Probably not with this modern family. Marie (Berenice Bejo) is a Frenchwoman who asks her ex, Ahmad (Ali Mosaffa), to travel from his native Iran to sign divorce papers four years after he left. While they were married, Ahmad was a father figure to Marie’s two girls, the now-teenage Lucie (Pauline Burlet) and younger sibling, Lea (Jeanne Jestin), from other relationships. But he wasn’t aware that Marie was also now living with two boys: petulant little Fouad (Elyes Aguis) and his father, Samir (Tahar Rahim). And Marie didn’t book a hotel for him, so she essentially throws her new life into Ahmad’s face.
There are more rather shocking revelations that mommie dearest, er, Marie, has waiting for Ahmad. At the beginning, though, he knows only that Lucie has developed an attitude problem and Marie is a stressed-out nightmare, screaming at and even shoving around the kids. Samir tries to stay away, but the men inevitably have to awkwardly face each other, with Marie asking Ahmad to try to find out why Lucie has been rebelling.
Rather similar in tone, intensity, and truth to A Separation, The Past wrestles with themes such as depression, infidelity, bitterness, lack of closure in relationships, and the tremendously difficult tasks of forgiveness and letting go. Mosaffa’s Ahmad is a peaceful presence and fount of wisdom—-if occasionally seeming too perfect—-who attempts to balance this perpetually rattled new family. Bejo is a force, inarguably proving that she can navigate a dark character who is the extreme opposite of the role that brought her into the spotlight, The Artist’s peppy Peppy. (The part originally belonged to Marion Cotillard, who had scheduling conflicts.) Burlet is also realistically angry yet sympathetic as Marie’s unheard daughter.

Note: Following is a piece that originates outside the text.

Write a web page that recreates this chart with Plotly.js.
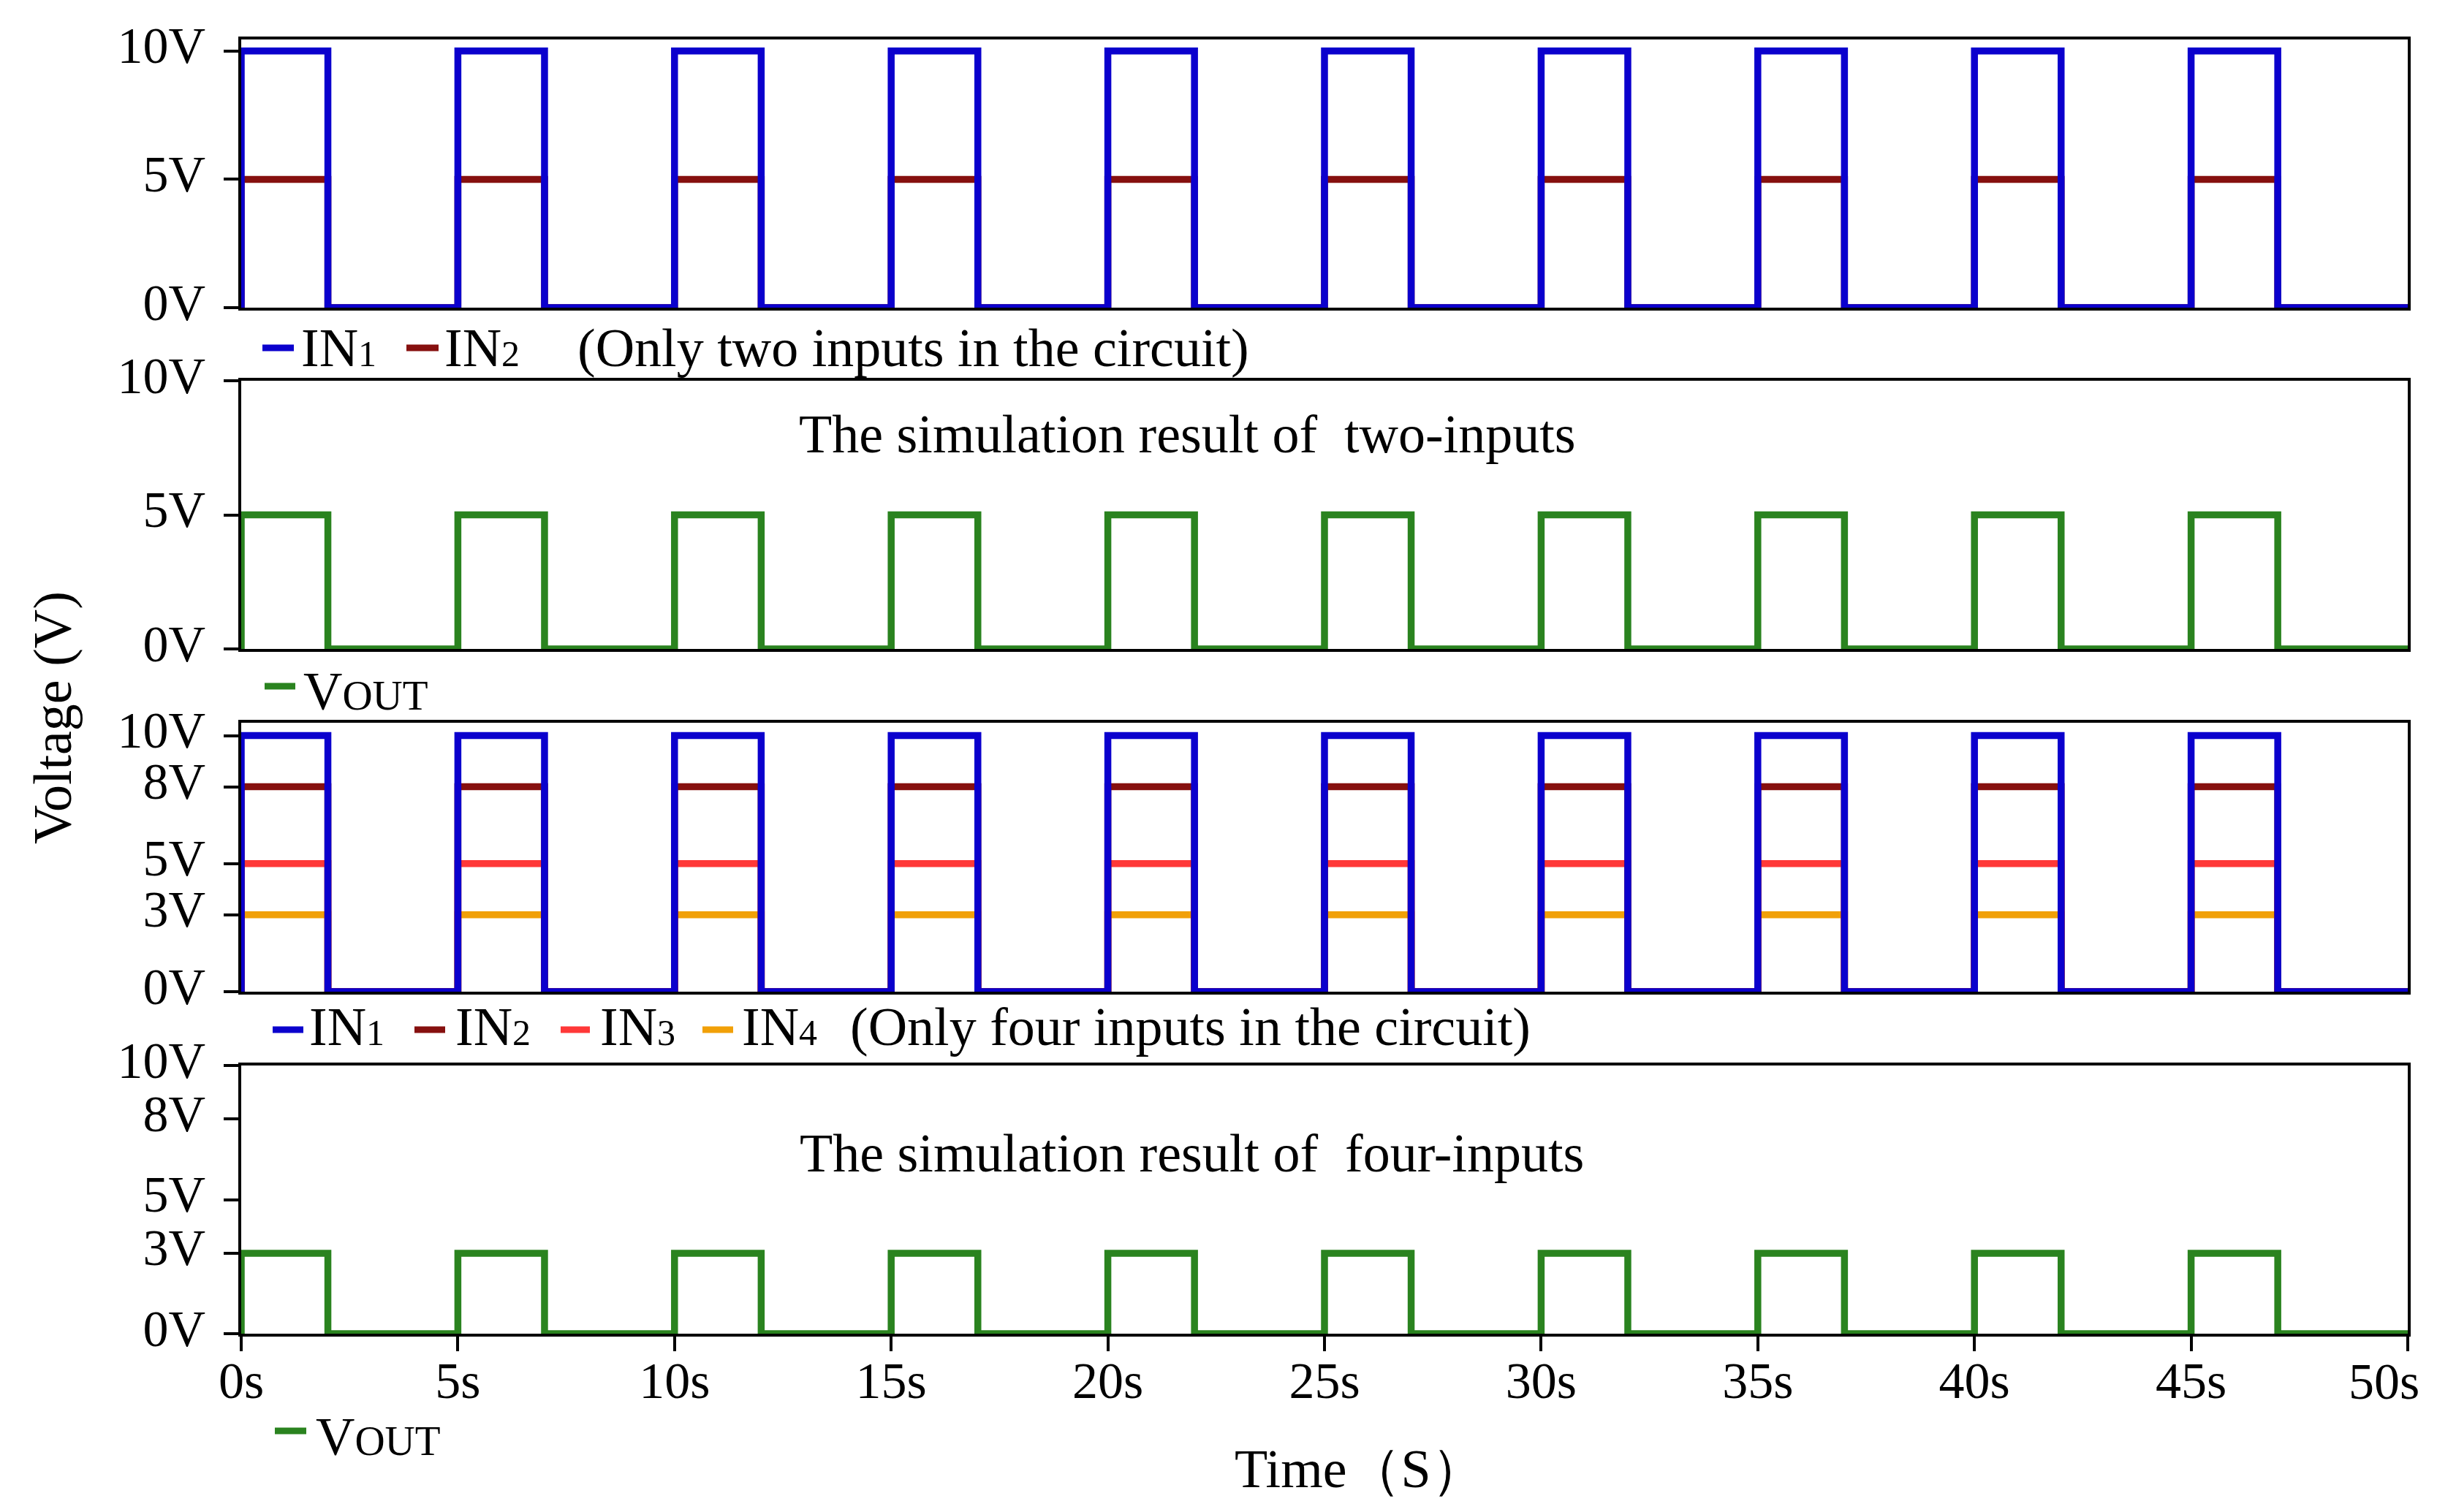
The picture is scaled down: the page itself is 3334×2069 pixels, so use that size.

Instead of feeling like a too-heavy melodrama you’d rather tune out, Farhadi has again created a riveting peek into the issues people face behind closed doors. The film has no music to cue your emotions, and at times you don’t even hear dialogue, with interactions filmed through glass or, Lost in Translation-like, whispered in an ear. We never find out why Ahmad left, and the exquisitely tender final scene is not only left open to interpretation, but its potential ramifications are endless conversation fodder. This is a filmmaker who expertly boosts your need to know—-which, to put the above-mentioned question into another context, makes The Past impossible to forget.